Years ago, in the Benedict era, conservatives used to frown on talk of “crisis.” They said things are getting better, the Church has left the silly season, we are turning a corner, soon all will be back to normal and the New Evangelization can really get moving.

Then came Bergoglio. The conservatives don’t sound very convincing any more (if they ever did). In fact, conservatism has been blown out of the water. Traditionalism is the only coherent Catholic worldview still standing.

I will regretfully but more truthfully stick with the language of crisis. We will never find a solution to this churchwide crisis until we reclaim our Roman Catholic birthright, our innermost identity through the celebration of our traditional sacred liturgy. When the Holy Sacrifice of the Mass, the Divine Office, and the sacramental rites of the Church are once again offered to God in a manner truly in continuity with tradition, then, and only then, will come that “Second Spring” about which postconciliar Popes have spoken with such premature confidence; only then will a new age of evangelization begin in earnest, with the Mass of the Ages as its pulsing heart.

 

[1] I appeal to Maritain’s and Journet’s distinction between Church and churchmen. The former, being the immaculate Bride of Christ and animated by His Holy Spirit, cannot go astray in teaching or lose her essential holiness. The latter, being fallen men, can and do fall away from the faith or from good morals or from prudence and wisdom in their judgments. Hence we may not say that the Catholic Church has failed, but we can and must say that individual clergy, religious, and laity have failed. Indeed, they have failed the Church and Christ her Lord; it is not Christ or His Church who have failed them.
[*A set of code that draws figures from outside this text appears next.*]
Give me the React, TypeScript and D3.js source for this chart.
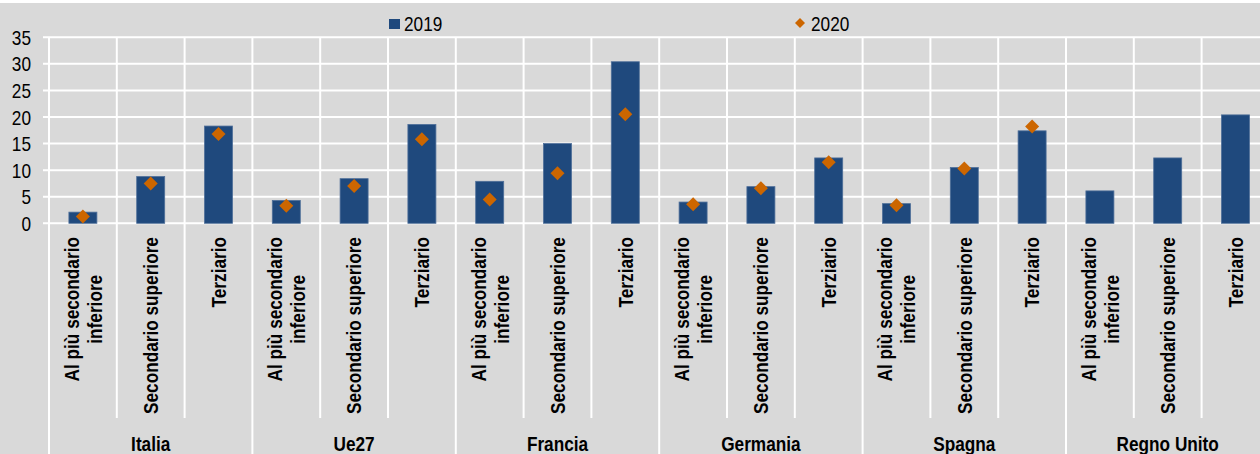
import * as d3 from 'd3'
import React, { useEffect, useRef } from 'react'

const countries = ['Italia', 'Ue27', 'Francia', 'Germania', 'Spagna', 'Regno Unito']
const levels = [['Al più secondario', 'inferiore'], ['Secondario superiore'], ['Terziario']]
const values2019 = [2.1, 8.8, 18.3, 4.3, 8.4, 18.6, 7.9, 15.0, 30.4, 4.0, 6.9, 12.3, 3.7, 10.5, 17.4, 6.1, 12.3, 20.4]
const values2020 = [1.3, 7.5, 16.8, 3.3, 7.0, 15.8, 4.5, 9.4, 20.5, 3.6, 6.6, 11.5, 3.4, 10.3, 18.2, null, null, null]
const yTicks = [0, 5, 10, 15, 20, 25, 30, 35]
const seriesNames = ['2019', '2020']

const width = 1260
const height = 454
// no narrow font installed, so squeeze a regular sans horizontally
const font = '"Liberation Sans", Arial, sans-serif'
const squeeze = 0.82
const bg = '#d9d9d9'
const barColor = '#1f497d'
const dotColor = '#cc6600'

const App: React.FC = () => {
  const ref = useRef<SVGSVGElement>(null)

  useEffect(() => {
    const svg = d3.select(ref.current)
    svg.selectAll('*').remove()

    const data = values2019.map((v, i) => ({
      key: `${countries[Math.floor(i / 3)]}-${i % 3}`,
      country: countries[Math.floor(i / 3)],
      lines: levels[i % 3],
      v2019: v,
      v2020: values2020[i],
    }))

    const x = d3
      .scaleBand()
      .domain(data.map((d) => d.key))
      .range([49, 49 + 67.8 * data.length])
    const y = d3.scaleLinear().domain([0, 35]).range([223.3, 37.3])

    svg.append('rect').attr('width', width).attr('height', height).attr('fill', bg)
    svg.append('rect').attr('width', width).attr('height', 3).attr('fill', '#fff')

    // horizontal gridlines
    svg
      .append('g')
      .selectAll('line')
      .data(yTicks)
      .enter()
      .append('line')
      .attr('x1', 43)
      .attr('x2', width)
      .attr('y1', (d) => y(d))
      .attr('y2', (d) => y(d))
      .attr('stroke', '#fff')
      .attr('stroke-width', 2)

    // vertical separators
    const bounds = d3.range(data.length + 1)
    svg
      .append('g')
      .selectAll('line')
      .data(bounds)
      .enter()
      .append('line')
      .attr('x1', (i) => 49 + x.step() * i)
      .attr('x2', (i) => 49 + x.step() * i)
      .attr('y1', y(35))
      .attr('y2', (i) => (i % 3 === 0 ? height : 418))
      .attr('stroke', '#fff')
      .attr('stroke-width', 2)

    // y tick labels
    svg
      .append('g')
      .selectAll('text')
      .data(yTicks)
      .enter()
      .append('text')
      .attr('transform', (d) => `translate(31,${y(d)}) scale(${squeeze},1)`)
      .attr('dy', '0.36em')
      .attr('text-anchor', 'end')
      .attr('font-family', font)
      .attr('font-size', 21)
      .attr('fill', '#000')
      .text((d) => d)

    const bw = 28
    svg
      .append('g')
      .selectAll('rect')
      .data(data)
      .enter()
      .append('rect')
      .attr('x', (d) => (x(d.key) || 0) + x.bandwidth() / 2 - bw / 2)
      .attr('width', bw)
      .attr('y', (d) => y(d.v2019))
      .attr('height', (d) => y(0) - y(d.v2019))
      .attr('fill', barColor)
      .attr('stroke', '#4f6f99')
      .attr('stroke-width', 0.8)

    const diamond = d3.symbol(d3.symbolSquare, 98)
    svg
      .append('g')
      .selectAll('path')
      .data(data.filter((d) => d.v2020 !== null))
      .enter()
      .append('path')
      .attr('d', diamond)
      .attr(
        'transform',
        (d) => `translate(${(x(d.key) || 0) + x.bandwidth() / 2},${y(d.v2020 as number)}) rotate(45)`
      )
      .attr('fill', dotColor)

    // category labels (rotated)
    const lineGap = 23
    const labels = svg
      .append('g')
      .selectAll('g')
      .data(data)
      .enter()
      .append('g')
      .attr('font-family', font)
      .attr('font-size', 21)
      .attr('font-weight', 'bold')
      .attr('fill', '#000')
    labels.each(function (d) {
      const g = d3.select(this)
      const cx = (x(d.key) || 0) + x.bandwidth() / 2
      const n = d.lines.length
      const texts = d.lines.map((t) =>
        g.append('text').attr('text-anchor', 'middle').attr('dy', '0.35em').text(t)
      )
      const maxLen =
        (d3.max(texts, (t) => (t.node() as SVGTextElement).getComputedTextLength()) || 0) * squeeze
      const cy = 237 + maxLen / 2
      texts.forEach((t, j) => {
        const lx = cx + (j - (n - 1) / 2) * lineGap
        t.attr('transform', `translate(${lx},${cy}) rotate(-90) scale(${squeeze},1)`)
      })
    })

    // country labels
    svg
      .append('g')
      .selectAll('text')
      .data(countries)
      .enter()
      .append('text')
      .attr('transform', (d, i) => `translate(${49 + x.step() * (i * 3 + 1.5)},451) scale(${squeeze},1)`)
      .attr('text-anchor', 'middle')
      .attr('font-family', font)
      .attr('font-size', 21)
      .attr('font-weight', 'bold')
      .attr('fill', '#000')
      .text((d) => d)

    // legend
    const legend = svg.append('g').attr('font-family', font).attr('font-size', 21).attr('fill', '#000')
    legend.append('rect').attr('x', 389).attr('y', 19).attr('width', 11).attr('height', 10).attr('fill', barColor)
    legend.append('text').attr('transform', `translate(404,31) scale(${squeeze},1)`).text(seriesNames[0])
    legend
      .append('path')
      .attr('d', d3.symbol(d3.symbolSquare, 50)())
      .attr('transform', 'translate(800,23) rotate(45)')
      .attr('fill', dotColor)
    legend.append('text').attr('transform', `translate(811,31) scale(${squeeze},1)`).text(seriesNames[1])
  }, [])

  return (
    <div style={{ position: 'absolute', left: 0, top: 0, width, height, overflow: 'hidden' }}>
      <svg ref={ref} width={width} height={height} style={{ display: 'block' }} />
    </div>
  )
}

export default App
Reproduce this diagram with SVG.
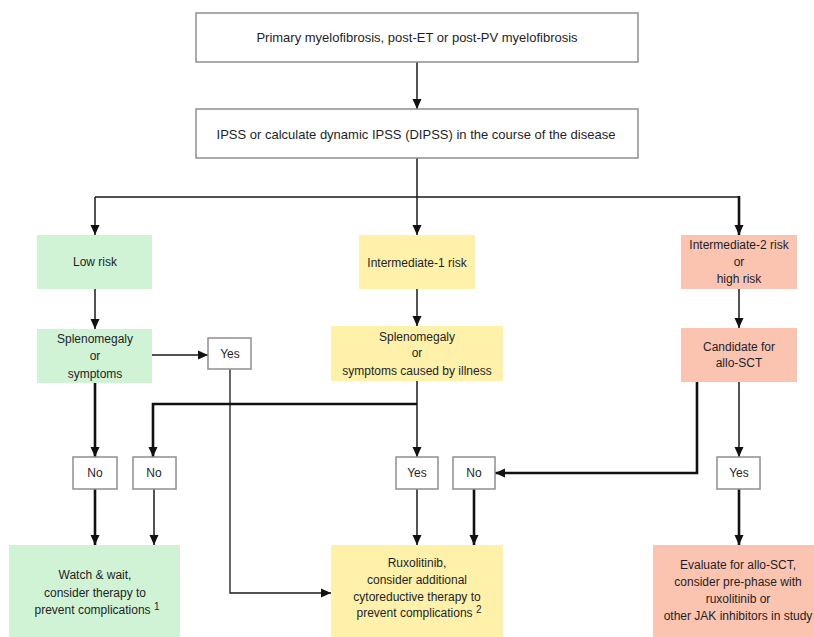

[2] Ecclesia de Eucharistia, n. 10.

[3]A Big Heart Open to God,” September 19, 2013.

[4] These quotations are taken from Milestones: Memoirs 1927–1977; Theologisches 20.2, February 1990; preface to the French translation of Gamber’s The Reform of the Roman Liturgy (1992); Salt of the Earth (1997); the remainder from The Spirit of the Liturgy (2000). For a larger selection and bibliographical information, see this florilegium.

[5] The Spirit of the Liturgy, 165–66.

[6] For evidence, see the extensive research of Lauren Pristas, Collects of the Roman Missal: A Comparative Study of the Sundays in Proper Seasons Before and After the Second Vatican Council (London: T&T Clark, 2013).